The Yakkhini, terrified, implored that her life might be spared.

‘Lord ! spare my life ; on thee I will confer this sovereignty ; unto thee I will render the favours of my sex, and every other service according to thy desire.’

In order that she might not prove herself treacherous, he made the Yakkhini take an oath.

While he was in the act of saying,

‘Instantly produce my followers,’

she brought them forth”

(Mahavansa , i, p. 32).

The idea of the thorn which was driven into the head of the Rakshasa, is borrowed from magical practice. In the case of a figurine made for the destruction or injury of a person, pins or nails or thorns were run into various parts of the body, one being inserted in the crown of the head. In a variant of the story numbered 73 in this work, a female Yaka was kept in subjection by means of an iron nail that was driven into the crown of the headi

In Indian Fairy Tales (Stokes), p. 12, a pin was fixed in the head of a woman who had been transformed into a bird. When it was drawn out she resumed her human form.

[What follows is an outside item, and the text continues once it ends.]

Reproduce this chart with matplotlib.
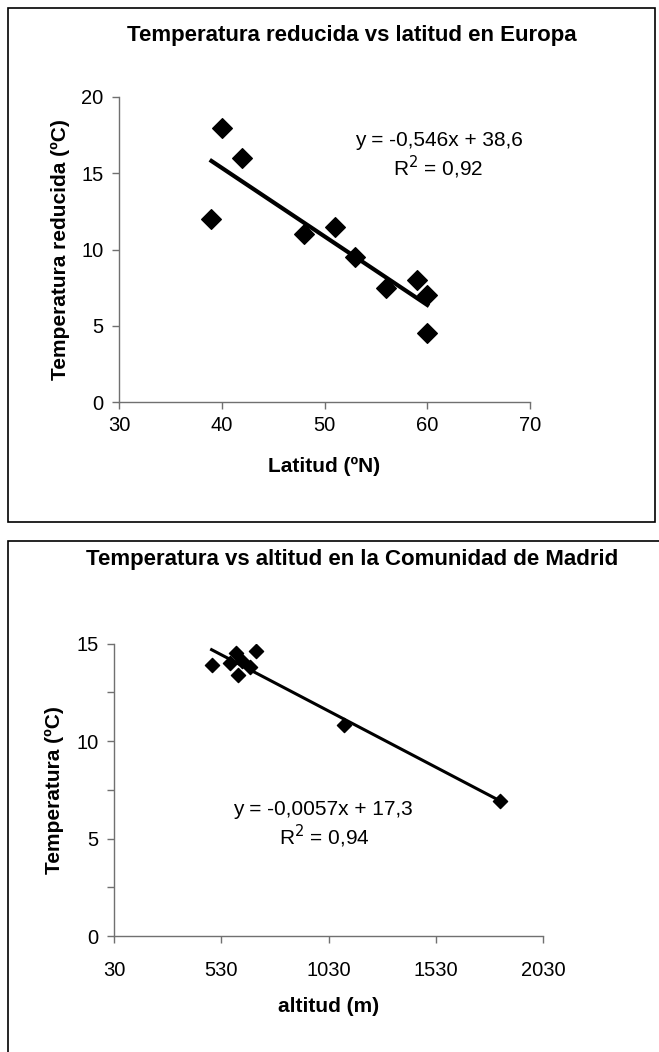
import matplotlib
matplotlib.use("Agg")
import matplotlib.pyplot as plt
import numpy as np
from matplotlib.patches import Rectangle

plt.rcParams['font.family'] = ['Liberation Sans', 'DejaVu Sans']

# --- data: reduced temperature vs latitude (Europe)
lat = [39, 40, 42, 48, 51, 53, 56, 59, 60, 60]
temp_red = [12, 18, 16, 11, 11.5, 9.5, 7.5, 8, 7, 4.5]
eq_top = "y = -0,546x + 38,6"
r2_top = "R$^2$ = 0,92"

# --- data: temperature vs altitude (Madrid)
alt = [485, 571, 598, 606, 626, 665, 691, 1100, 1830]
temp = [13.9, 14.0, 14.5, 13.4, 14.1, 13.8, 14.6, 10.8, 6.9]
eq_bot = "y = -0,0057x + 17,3"
r2_bot = "R$^2$ = 0,94"

W, H = 659, 1052
fig = plt.figure(figsize=(W / 100, H / 100), dpi=100)


def fx(px):
    return px / W


def fy(py):
    return 1 - py / H


# frames around each chart
fig.add_artist(Rectangle((fx(8), fy(522)), fx(647), 514 / H, transform=fig.transFigure,
                         fill=False, lw=1.2, ec='black'))
fig.add_artist(Rectangle((fx(8), fy(1080)), fx(700), 539 / H, transform=fig.transFigure,
                         fill=False, lw=1.2, ec='black', clip_on=False))


def style_axes(ax, pad):
    for s in ['top', 'right']:
        ax.spines[s].set_visible(False)
    for s in ['left', 'bottom']:
        ax.spines[s].set_color('#707070')
        ax.spines[s].set_linewidth(1)
    ax.tick_params(direction='out', length=5, width=1, color='#707070', labelsize=14.5, pad=6)
    ax.tick_params(axis='x', pad=pad)


def trend(ax, x, y, lw):
    k, b = np.polyfit(x, y, 1)
    xs = np.array([min(x), max(x)])
    ax.plot(xs, k * xs + b, color='black', lw=lw, zorder=2)


# ---------------- top chart
ax1 = fig.add_axes([fx(119), fy(402), fx(411), 305 / H])
ax1.scatter(lat, temp_red, marker='D', s=100, color='black', zorder=3)
trend(ax1, lat, temp_red, 3.0)
ax1.set_xlim(30, 70)
ax1.set_ylim(0, 20)
ax1.set_xticks([30, 40, 50, 60, 70])
ax1.set_yticks([0, 5, 10, 15, 20])
style_axes(ax1, 5)
ax1.text(61.1, 17.15, eq_top, ha='center', va='center', fontsize=15)
ax1.text(61.1, 15.4, r2_top, ha='center', va='center', fontsize=15)
ax1.set_xlabel("Latitud (ºN)", fontsize=15, fontweight='bold', labelpad=16)
ax1.set_ylabel("Temperatura reducida (ºC)", fontsize=15, fontweight='bold', labelpad=8)
fig.text(fx(352), fy(35), "Temperatura reducida vs latitud en Europa",
         ha='center', va='center', fontsize=16, fontweight='bold')

# ---------------- bottom chart
ax2 = fig.add_axes([fx(114), fy(936), fx(429), 292.4 / H])
ax2.scatter(alt, temp, marker='D', s=52, color='black', zorder=3)
trend(ax2, alt, temp, 2.2)
ax2.set_xlim(30, 2030)
ax2.set_ylim(0, 15)
ax2.set_xticks([30, 530, 1030, 1530, 2030])
ax2.set_yticks([0, 5, 10, 15])
ax2.set_yticks([2.5, 7.5, 12.5], minor=True)
style_axes(ax2, 13)
ax2.tick_params(which='minor', direction='out', length=5, width=1, color='#707070')
ax2.text(1004, 6.5, eq_bot, ha='center', va='center', fontsize=15)
ax2.text(1010, 5.1, r2_bot, ha='center', va='center', fontsize=15)
ax2.set_xlabel("altitud (m)", fontsize=15, fontweight='bold', labelpad=12)
ax2.set_ylabel("Temperatura (ºC)", fontsize=15, fontweight='bold', labelpad=9)
fig.text(fx(352), fy(560), "Temperatura vs altitud en la Comunidad de Madrid",
         ha='center', va='center', fontsize=16, fontweight='bold')

fig.savefig("out.png", dpi=100, facecolor='white')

In The Illustrated Guide to the South Indian Railway, 1900, p. 232, it is stated regarding the great stone Bull, 12 feet high, at the Tan-jore temple, that

“it was popularly supposed by the natives that this bull was growing, and as they feared it might become too large for the mandapam [stone canopy] erected over it a nail was driven into the back of its head, and since this was done the size of the monolith has remained stationary.”

Footnotes and references:

[1]:

Panicum sp., probably miliars, an edible grass seed.